Ultimately the question is this: Will having all that technology in the house empower us or make us feel uncomfortable? For that I ask Karuna Uppal, a program manager at the Yankee Group in Boston, a consulting firm that has polled Americans to gauge the extent of their desire for connected homes. Surveys show that only 20% would go the distance, buying the kind of house I saw at Cisco. Most, Uppal says, just want technology that allows them to network two or more computers at home and simultaneously access the Net from all of them. "We're seeing more and more two- and three-computer homes, where people don't really want separate phone or cable lines, modems and complicated wiring," she says. That's partly, she adds, because most people don't yet know what wired homes are about or what the technology can do. Cisco is tackling that problem, joining hands with such multinational titans as 3Com, General Motors, Panasonic, Sears, Roebuck & Co. and Sun Microsystems to set up something called the Internet Home Alliance. The task: to sell the world on the benefits of the Internet lifestyle. Kristine Stewart, Cisco's director of market development, says the IHA will "spend a lot to develop this market." Consider yourself warned.

This fridge in a Danish house allows users to send emails, read news, get a traffic report, and order food from the supermarket.

There's another version of smart living up and running in rural Hertfordshire, just outside London. When I visit, specialist construction company Laing Homes is showing off a beautiful five-bedroom home that in part replicates the Cisco template. The house comes with built-in Cat 5 network cabling; each room has a socket that can accommodate a phone, computer, audio speakers and webcam. You can access the Net or listen to your stereo from anywhere in the house. Sarah Bailey, Laing's sales and marketing director, says the wiring ensures the house "can be upgraded to any level of wiredness that the buyer desires."

Laing has also built several wired homes in the Battersea area of London, complete with "intelligent" heating and lighting, which can be controlled from a mobile phone. I speak with a 39-year-old venture capitalist who bought one of the homes four months ago. "We've been told the house can do all sorts of things, but we're still learning how to use the different features," he says. "We're not very technology-savvy. Maybe our son will know how to use all this stuff." It will be a while before I can interview his son: he's a few weeks old.

Also at the teething stage is a project involving 50 families in Ballerup, a sleepy little Danish town not far from Copenhagen. Here, E2Home, a joint venture of mobile-phone maker Ericsson and appliances giant Electrolux, has equipped each family with Electrolux's much-publicized Screenfridge, an appliance I saw last fall at another demo home, in Ericsson's Stockholm compound. The engineers there thought it was the coolest thing in the world—a fridge with a full-fledged computer built into its door, with a large screen and an Internet connection. I recall being very skeptical. Who surfs the Net from the kitchen, for crying out loud?

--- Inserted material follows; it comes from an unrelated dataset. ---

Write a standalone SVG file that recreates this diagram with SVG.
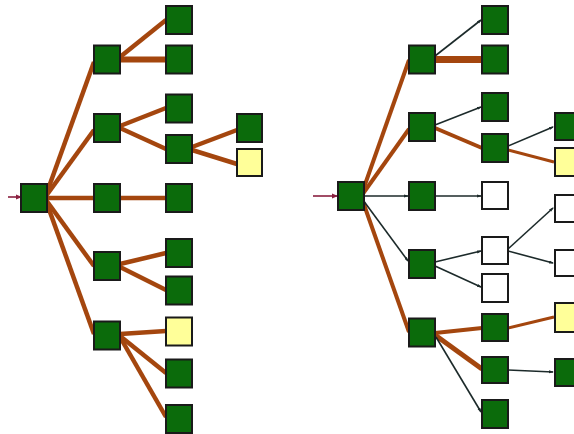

Well, Rikke Clausen does. In fact, she constantly uses the PC built into her fridge. Clausen, 34, is on a break from her job at the Girl Guides to care for her two young sons. In her home, the kitchen, dining area and living room all merge seamlessly into a whole: one corner serves as the boys' playroom. In this setting, the Screenfridge makes perfect sense. "I can surf the Net, cook and keep an eye on my children at the same time," says Clausen. "If I had to use the family computer, I'd have to go into the study in the basement, leaving the kids unsupervised."

Want food delivered when you're not home? This coolbox outside your home allows deliverymen to store food ordered through the Net.
I have no kids and my kitchen is a separate (and tiny) room, where my wife and I cook steamy, oily Indian meals. Would I consider putting a $3,000 fridge-cum-computer in there? Never. Still, I figured out a while back that the world doesn't revolve around me, so I'll grant that some people—maybe many people—would love to have a Screenfridge. Or a Screenwashing-machine. Or a Screenvacuum-cleaner. Me, I'll just take that house in San José if they ever put it on the market—at a deep discount, of course. I'm no Bill Gates.